*Brief:*
Copy each line containing the word "this" from the records that follow, please.

*Records provided:*
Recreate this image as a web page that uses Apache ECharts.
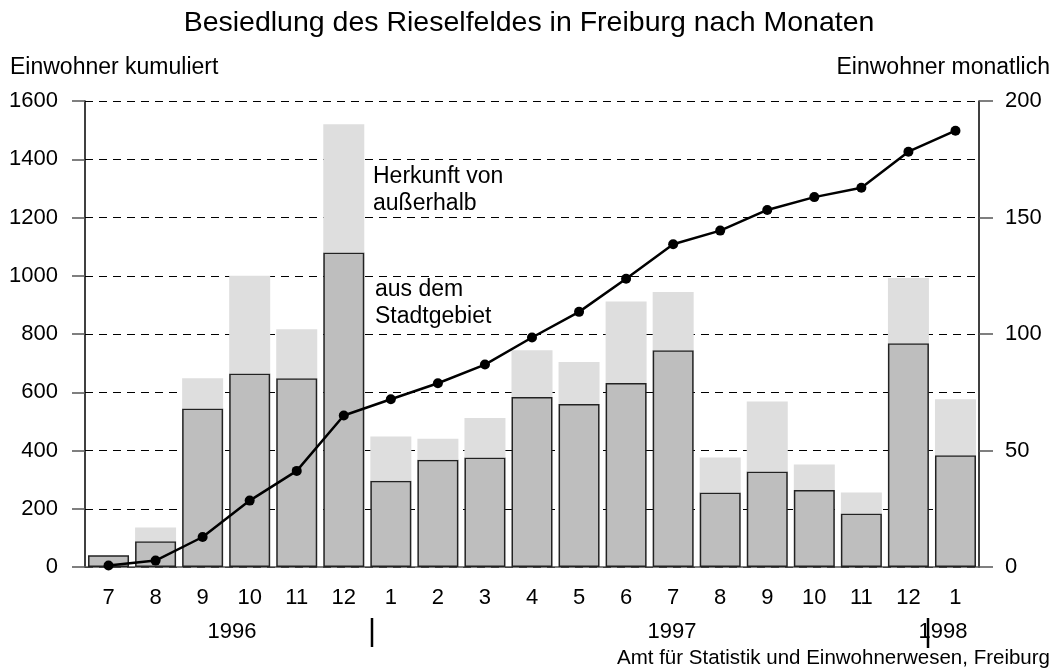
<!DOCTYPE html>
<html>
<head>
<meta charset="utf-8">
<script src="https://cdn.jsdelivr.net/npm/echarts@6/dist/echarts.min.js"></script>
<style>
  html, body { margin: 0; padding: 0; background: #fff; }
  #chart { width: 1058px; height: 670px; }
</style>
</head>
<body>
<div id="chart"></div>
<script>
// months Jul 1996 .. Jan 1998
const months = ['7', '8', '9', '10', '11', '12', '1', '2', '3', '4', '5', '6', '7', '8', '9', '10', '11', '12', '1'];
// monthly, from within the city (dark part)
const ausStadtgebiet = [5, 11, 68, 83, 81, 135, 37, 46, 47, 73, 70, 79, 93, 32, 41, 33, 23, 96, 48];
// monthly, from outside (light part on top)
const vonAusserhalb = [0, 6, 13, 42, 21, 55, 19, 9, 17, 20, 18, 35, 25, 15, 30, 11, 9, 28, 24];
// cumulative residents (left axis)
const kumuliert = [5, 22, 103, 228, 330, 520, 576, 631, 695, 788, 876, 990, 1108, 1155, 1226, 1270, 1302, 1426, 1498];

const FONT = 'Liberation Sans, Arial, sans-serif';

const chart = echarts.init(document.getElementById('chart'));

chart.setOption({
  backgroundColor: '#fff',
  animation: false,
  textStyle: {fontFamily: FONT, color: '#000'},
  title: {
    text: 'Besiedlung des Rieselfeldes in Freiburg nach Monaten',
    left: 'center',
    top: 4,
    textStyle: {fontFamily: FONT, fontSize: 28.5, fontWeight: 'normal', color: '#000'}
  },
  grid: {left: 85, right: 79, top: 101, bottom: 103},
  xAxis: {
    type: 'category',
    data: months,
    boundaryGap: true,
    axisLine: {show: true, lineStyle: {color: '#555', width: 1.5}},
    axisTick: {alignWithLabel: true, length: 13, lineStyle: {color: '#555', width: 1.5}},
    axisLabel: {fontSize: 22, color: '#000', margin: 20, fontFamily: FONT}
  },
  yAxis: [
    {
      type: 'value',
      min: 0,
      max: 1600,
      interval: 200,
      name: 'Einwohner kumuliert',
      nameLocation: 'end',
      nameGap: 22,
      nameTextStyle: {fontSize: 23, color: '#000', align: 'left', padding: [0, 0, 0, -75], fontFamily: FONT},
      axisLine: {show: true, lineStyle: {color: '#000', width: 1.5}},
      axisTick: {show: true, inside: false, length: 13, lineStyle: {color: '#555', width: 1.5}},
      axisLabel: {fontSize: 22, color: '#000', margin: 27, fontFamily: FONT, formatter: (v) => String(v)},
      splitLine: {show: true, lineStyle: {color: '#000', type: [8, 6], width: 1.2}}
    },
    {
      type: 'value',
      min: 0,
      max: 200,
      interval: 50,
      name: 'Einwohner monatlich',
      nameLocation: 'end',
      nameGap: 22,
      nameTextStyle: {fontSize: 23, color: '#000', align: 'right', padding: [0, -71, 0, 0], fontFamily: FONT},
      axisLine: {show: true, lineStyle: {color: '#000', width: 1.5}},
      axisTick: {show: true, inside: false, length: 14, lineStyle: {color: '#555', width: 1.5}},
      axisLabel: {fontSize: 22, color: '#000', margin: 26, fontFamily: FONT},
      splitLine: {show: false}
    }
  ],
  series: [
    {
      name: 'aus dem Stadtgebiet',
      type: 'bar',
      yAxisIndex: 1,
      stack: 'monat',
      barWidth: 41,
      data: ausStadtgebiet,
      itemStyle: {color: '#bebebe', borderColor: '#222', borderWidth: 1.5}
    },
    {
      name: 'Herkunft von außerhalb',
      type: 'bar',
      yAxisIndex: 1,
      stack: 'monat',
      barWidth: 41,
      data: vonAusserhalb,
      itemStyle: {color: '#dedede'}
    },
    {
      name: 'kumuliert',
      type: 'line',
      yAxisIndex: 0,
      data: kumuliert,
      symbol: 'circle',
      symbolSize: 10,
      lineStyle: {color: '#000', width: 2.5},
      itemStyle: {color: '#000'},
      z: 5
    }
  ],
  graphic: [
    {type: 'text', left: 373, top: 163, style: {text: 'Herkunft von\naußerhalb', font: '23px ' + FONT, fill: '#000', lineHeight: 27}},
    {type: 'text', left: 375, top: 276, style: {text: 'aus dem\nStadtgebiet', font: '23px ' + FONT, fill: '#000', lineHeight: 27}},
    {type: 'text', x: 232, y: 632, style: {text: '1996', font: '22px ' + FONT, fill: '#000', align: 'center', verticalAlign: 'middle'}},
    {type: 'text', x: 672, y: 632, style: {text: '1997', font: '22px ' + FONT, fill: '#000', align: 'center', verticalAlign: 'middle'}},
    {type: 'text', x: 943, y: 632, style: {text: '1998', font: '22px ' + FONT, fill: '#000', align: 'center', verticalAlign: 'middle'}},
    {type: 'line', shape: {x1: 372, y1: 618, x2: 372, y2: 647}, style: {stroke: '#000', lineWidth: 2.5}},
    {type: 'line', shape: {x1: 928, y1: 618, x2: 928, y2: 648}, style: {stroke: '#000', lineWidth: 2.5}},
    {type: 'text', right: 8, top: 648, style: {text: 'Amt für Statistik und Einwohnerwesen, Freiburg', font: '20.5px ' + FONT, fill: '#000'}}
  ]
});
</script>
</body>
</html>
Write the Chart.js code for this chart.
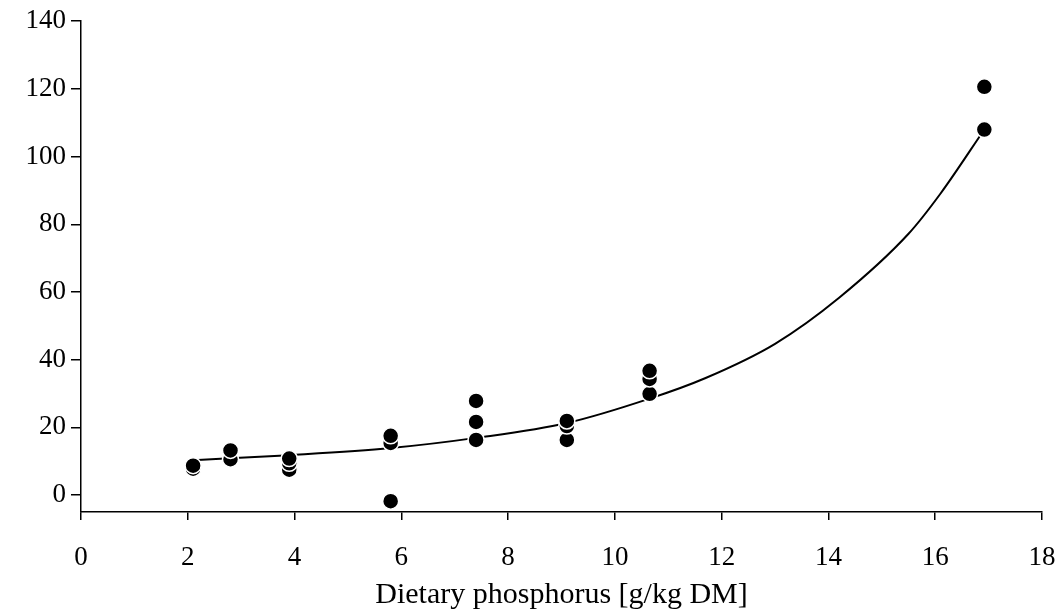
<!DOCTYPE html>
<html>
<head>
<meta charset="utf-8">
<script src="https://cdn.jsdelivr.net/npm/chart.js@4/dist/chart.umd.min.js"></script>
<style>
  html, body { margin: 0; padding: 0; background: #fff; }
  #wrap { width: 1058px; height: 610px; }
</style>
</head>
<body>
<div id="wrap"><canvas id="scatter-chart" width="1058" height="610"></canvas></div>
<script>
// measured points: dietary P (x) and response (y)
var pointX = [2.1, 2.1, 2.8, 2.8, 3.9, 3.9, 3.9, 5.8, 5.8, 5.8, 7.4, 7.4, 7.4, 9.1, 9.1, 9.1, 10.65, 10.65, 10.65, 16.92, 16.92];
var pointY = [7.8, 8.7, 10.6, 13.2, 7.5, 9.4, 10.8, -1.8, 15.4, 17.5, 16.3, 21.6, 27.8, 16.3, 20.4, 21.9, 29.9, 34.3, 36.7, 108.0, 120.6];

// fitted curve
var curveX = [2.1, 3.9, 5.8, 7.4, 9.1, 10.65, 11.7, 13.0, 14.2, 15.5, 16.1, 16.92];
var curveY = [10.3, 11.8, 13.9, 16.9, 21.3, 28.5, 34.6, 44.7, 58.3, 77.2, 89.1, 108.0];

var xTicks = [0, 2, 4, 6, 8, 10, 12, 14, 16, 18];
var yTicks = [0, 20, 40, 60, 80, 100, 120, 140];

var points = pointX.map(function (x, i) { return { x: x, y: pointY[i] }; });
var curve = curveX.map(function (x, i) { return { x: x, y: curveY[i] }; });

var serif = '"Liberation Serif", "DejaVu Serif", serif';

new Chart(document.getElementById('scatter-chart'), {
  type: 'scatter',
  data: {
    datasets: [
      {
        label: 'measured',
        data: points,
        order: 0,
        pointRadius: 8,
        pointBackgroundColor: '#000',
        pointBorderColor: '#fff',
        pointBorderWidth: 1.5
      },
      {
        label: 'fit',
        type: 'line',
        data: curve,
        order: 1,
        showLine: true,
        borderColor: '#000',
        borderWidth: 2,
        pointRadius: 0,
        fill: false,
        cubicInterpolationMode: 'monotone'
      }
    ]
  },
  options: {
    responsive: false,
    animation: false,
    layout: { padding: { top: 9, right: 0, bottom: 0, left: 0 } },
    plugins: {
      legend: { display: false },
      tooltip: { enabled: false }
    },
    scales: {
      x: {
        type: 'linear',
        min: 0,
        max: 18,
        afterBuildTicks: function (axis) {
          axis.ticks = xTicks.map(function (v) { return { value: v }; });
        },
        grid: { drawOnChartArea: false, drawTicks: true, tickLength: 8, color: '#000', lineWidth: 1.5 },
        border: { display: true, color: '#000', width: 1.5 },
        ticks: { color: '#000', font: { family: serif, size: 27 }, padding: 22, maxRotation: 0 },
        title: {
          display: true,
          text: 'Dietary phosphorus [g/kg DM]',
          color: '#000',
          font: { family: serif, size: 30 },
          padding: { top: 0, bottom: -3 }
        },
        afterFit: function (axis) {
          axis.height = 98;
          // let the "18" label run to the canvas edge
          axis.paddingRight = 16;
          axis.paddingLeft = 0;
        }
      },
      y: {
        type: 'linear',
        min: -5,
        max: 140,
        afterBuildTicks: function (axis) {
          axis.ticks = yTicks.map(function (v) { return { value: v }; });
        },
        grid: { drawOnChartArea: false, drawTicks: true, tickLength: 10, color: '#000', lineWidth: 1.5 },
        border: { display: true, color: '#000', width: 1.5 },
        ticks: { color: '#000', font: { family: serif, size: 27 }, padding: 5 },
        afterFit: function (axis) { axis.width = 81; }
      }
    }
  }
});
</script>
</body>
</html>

*Correct output:*
Recreate this image as a web page that uses Apache ECharts.
Write the Chart.js code for this chart.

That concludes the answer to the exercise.